To determine the prophylactic platelet transfusion threshold (10,000/L versus 20,000/microL) in bone marrow transplant (BMT) patients, comparing transfusion requirements, incidence of bleeding, and adverse events
Patients undergoing BMTs that matched study requirements were randomized into two groups. One group would receive a prophylactic platelet transfusion if their morning platelet count was below 20,000/micro/L, and the other group would receive a transfusion at less than 10,000/L. For the 10,000/L group whose morning count was between 10–15,000/L, platelet count was checked a second time 12 hours later, and patients received a transfusion if this count fell below 10,000/L. A postplatelet count was taken 30–90 minutes post transfusion, and another bag was given if the threshold was not met with the first transfusion. If patients had scheduled procedures, acute bleeding events, or other safety concerns, platelets were transfused as needed. The threshold level was resumed following the acute event. Red blood cells were transfused as needed for hematocrit levels below 20%. Leukocyte-reduced, irradiated platelets were used for the study; they were single-donor, ABO matched when available. A transfusion algorithm was developed for both groups so that it was clear for the care team when to transfuse, redraw labs, and/or perform calculations.

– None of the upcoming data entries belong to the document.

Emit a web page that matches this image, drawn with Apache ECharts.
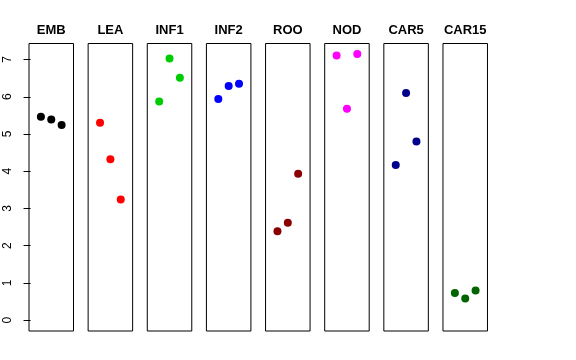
<!DOCTYPE html>
<html>
<head>
<meta charset="utf-8">
<script src="https://cdn.jsdelivr.net/npm/echarts@6/dist/echarts.min.js"></script>
<style>html,body{margin:0;padding:0;background:#fff;}#c{width:576px;height:360px;}</style>
</head>
<body>
<div id="c"></div>
<script>
const categories = ['EMB','LEA','INF1','INF2','ROO','NOD','CAR5','CAR15'];
const EMB   = [5.46, 5.39, 5.24];
const LEA   = [5.30, 4.32, 3.24];
const INF1  = [5.87, 7.03, 6.51];
const INF2  = [5.94, 6.29, 6.35];
const ROO   = [2.39, 2.62, 3.93];
const NOD   = [7.11, 5.68, 7.15];
const CAR5  = [4.17, 6.10, 4.80];
const CAR15 = [0.73, 0.58, 0.80];
const seriesValues = [EMB, LEA, INF1, INF2, ROO, NOD, CAR5, CAR15];
const colors = ['#000000','#FF0000','#00CD00','#0000FF','#8B0000','#FF00FF','#00008B','#006400'];
const yTicks = [0,1,2,3,4,5,6,7];
const replicate = [1,2,3];

const grids=[], xAxes=[], yAxes=[], series=[];
const font = '"Liberation Sans", Arial, sans-serif';
categories.forEach((cat,i)=>{
  grids.push({left: 29 + i*59.14, top: 43.5, width: 44.5, height: 287.5,
    show: true, borderColor: '#000', borderWidth: 1, backgroundColor: 'transparent'});
  xAxes.push({gridIndex:i, type:'value', min:-0.15, max:4.15, position:'top',
    axisLine:{show:false}, axisTick:{show:false}, axisLabel:{show:false}, splitLine:{show:false},
    name: cat, nameLocation:'middle', nameGap: 7,
    nameTextStyle:{fontFamily:font, fontWeight:'bold', fontSize:13, color:'#000'}});
  yAxes.push({gridIndex:i, type:'value', min:-0.29, max:7.43,
    axisLine:{show:false}, splitLine:{show:false},
    axisTick:{show: i===0, length:7, lineStyle:{color:'#000'}, customValues: yTicks},
    axisLabel:{show: i===0, rotate:90, margin:15, fontFamily:font, fontSize:12, color:'#000', customValues: yTicks}});
  series.push({type:'scatter', xAxisIndex:i, yAxisIndex:i, symbolSize:8,
    itemStyle:{color:colors[i], opacity:1},
    data: replicate.map((r,k)=>[r, seriesValues[i][k]])});
});

const chart = echarts.init(document.getElementById('c'), null, {renderer:'canvas'});
chart.setOption({animation:false, grid:grids, xAxis:xAxes, yAxis:yAxes, series:series});
</script>
</body>
</html>
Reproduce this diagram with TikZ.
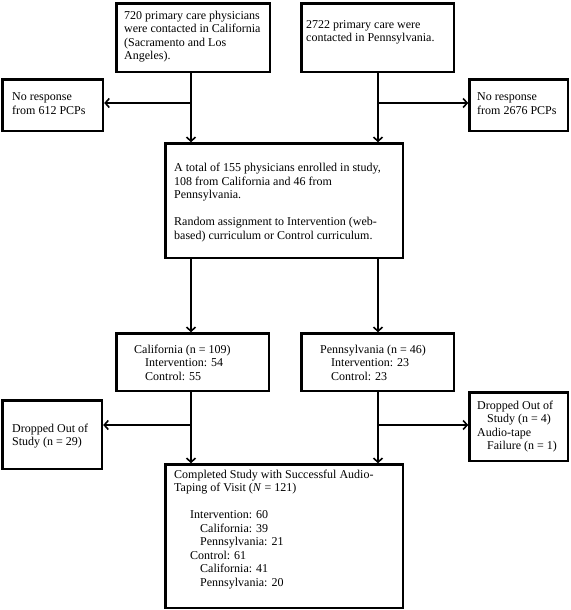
\documentclass[tikz,border=0pt]{standalone}
\usepackage{fontspec}
\setmainfont{Liberation Serif}
\usetikzlibrary{arrows.meta}
\begin{document}
\begin{tikzpicture}[x=1pt,y=-1pt,
  box/.style={draw, line width=2.4pt, inner sep=0pt, anchor=north west},
  txt/.style={anchor=north west, inner sep=0pt, align=left, font=\fontsize{12}{13.5}\selectfont},
  conn/.style={line width=1.6pt},
  arr/.style={conn, -{Straight Barb[length=4pt,width=9pt]}}]
\useasboundingbox (0,0) rectangle (570,610);

% boxes
\node[box, minimum width=153.6pt, minimum height=68.6pt] (b1) at (115.2,2.2) {};
\node[box, minimum width=152.6pt, minimum height=68.6pt] (b2) at (300.2,2.2) {};
\node[box, minimum width=100.6pt, minimum height=51.6pt] (nr1) at (1.2,78.2) {};
\node[box, minimum width=98.6pt, minimum height=51.6pt] (nr2) at (468.2,78.2) {};
\node[box, minimum width=237.6pt, minimum height=114.6pt] (b3) at (164.2,142.2) {};
\node[box, minimum width=152.6pt, minimum height=57.6pt] (ca) at (115.2,332.2) {};
\node[box, minimum width=152.6pt, minimum height=57.6pt] (pa) at (300.2,332.2) {};
\node[box, minimum width=99.6pt, minimum height=68.6pt] (dl) at (1.2,399.2) {};
\node[box, minimum width=98.6pt, minimum height=68.6pt] (dr) at (468.2,391.2) {};
\node[box, minimum width=237.6pt, minimum height=143.6pt] (done) at (164.2,463.2) {};

% texts
\node[txt] (t1) at (124,10.7) {720 primary care physicians\\were contacted in California\\(Sacramento and Los\\Angeles).};
\node[txt] (t2) at (306,20.2) {2722 primary care were\\contacted in Pennsylvania.};
\node[txt] (tnr1) at (12,92.7) {No response\\from 612 PCPs};
\node[txt] (tnr2) at (477,92.7) {No response\\from 2676 PCPs};
\node[txt] (t3) at (174,163.2) {A total of 155 physicians enrolled in study,\\108 from California and 46 from\\Pennsylvania.\\[13.5pt]Random assignment to Intervention (web-\\based) curriculum or Control curriculum.};
\node[txt] (tca) at (134,344.7) {California (n = 109)\\\hspace*{11pt}Intervention: 54\\\hspace*{11pt}Control: 55};
\node[txt] (tpa) at (320,344.7) {Pennsylvania (n = 46)\\\hspace*{11pt}Intervention: 23\\\hspace*{11pt}Control: 23};
\node[txt] (tdl) at (12,423.7) {Dropped Out of\\Study (n = 29)};
\node[txt] (tdr) at (477,400.7) {Dropped Out of\\\hspace*{10pt}Study (n = 4)\\Audio-tape\\\hspace*{10pt}Failure (n = 1)};
\node[txt] (tdone) at (174,469.7) {Completed Study with Successful Audio-\\Taping of Visit (\textit{N} = 121)\\[13.5pt]\hspace*{16pt}Intervention: 60\\\hspace*{26pt}California: 39\\\hspace*{26pt}Pennsylvania: 21\\\hspace*{16pt}Control: 61\\\hspace*{26pt}California: 41\\\hspace*{26pt}Pennsylvania: 20};

% junctions
\coordinate (jl1) at (191,103);
\coordinate (jr1) at (378,103);
\coordinate (jl2) at (191,425);
\coordinate (jr2) at (378,425);

% connectors
\draw[arr] (jl1 |- b1.south) -- (jl1 |- b3.north);
\draw[arr] (jl1) -- (jl1 -| nr1.east);
\draw[arr] (jr1 |- b2.south) -- (jr1 |- b3.north);
\draw[arr] (jr1) -- (jr1 -| nr2.west);
\draw[arr] (jl1 |- b3.south) -- (jl1 |- ca.north);
\draw[arr] (jr1 |- b3.south) -- (jr1 |- pa.north);
\draw[arr] (jl2 |- ca.south) -- (jl2 |- done.north);
\draw[arr] (jl2) -- (jl2 -| dl.east);
\draw[arr] (jr2 |- pa.south) -- (jr2 |- done.north);
\draw[arr] (jr2) -- (jr2 -| dr.west);
\end{tikzpicture}
\end{document}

Randomized, controlled trial, unblinded for patient safety
Bleeding events were scored by a single-study nurse using a modified Gruppo Italiano Malattie Ematologiche Maligne dell'Adulto (GIMEMA) Bleeding Severity Grading Scale.
There was no significant difference in bleeding events between the two groups with similar causes of bleeding in both (mucocutaneous and genitourinary). None of the patient deaths in the study were attributed to bleeding, although CNS bleeds occurred in both groups. The mean number of bleeding days were similar for the two groups. Bleeding was more frequent for the allogeneic or matched unrelated donor groups, but the results were not statistically significant. The time to first transfusion was 3.7 days in the 10,000/L group versus 4.2 days in the 20,000/microL group (p = 0.91). The total number of transfusions was similar in both groups. Amphotericin B, GVHD, transplant type, and VOD were statistically significant predictors of bleeding, while the threshold transfusion level was not.
The findings of this study mirrored prior research of this kind that was done for other populations, finding that the lower, 10,000/L platelet count can be used safely as a threshold for transfusions for the BMT population as well. There were no significant differences among the two groups with respect to bleeding risks and/or safety to patients. Of note, amphotericin B use did lead to a significantly increased risk of bleeding to patients, and so those patients may need a higher platelet threshold although that level was not studied in this trial.
Nurses need to look at the policy and procedures for platelet transfusions at their own institutions and suggest changes in practice if patients are given platelets for values above 10,000/L unless otherwise contraindicated. This study implies that this threshold is as safe as a higher one, and it leads to fewer transfusions for patients, which can reduce risk of transfusion reactions and platelet refractoriness without increasing bleeding risk.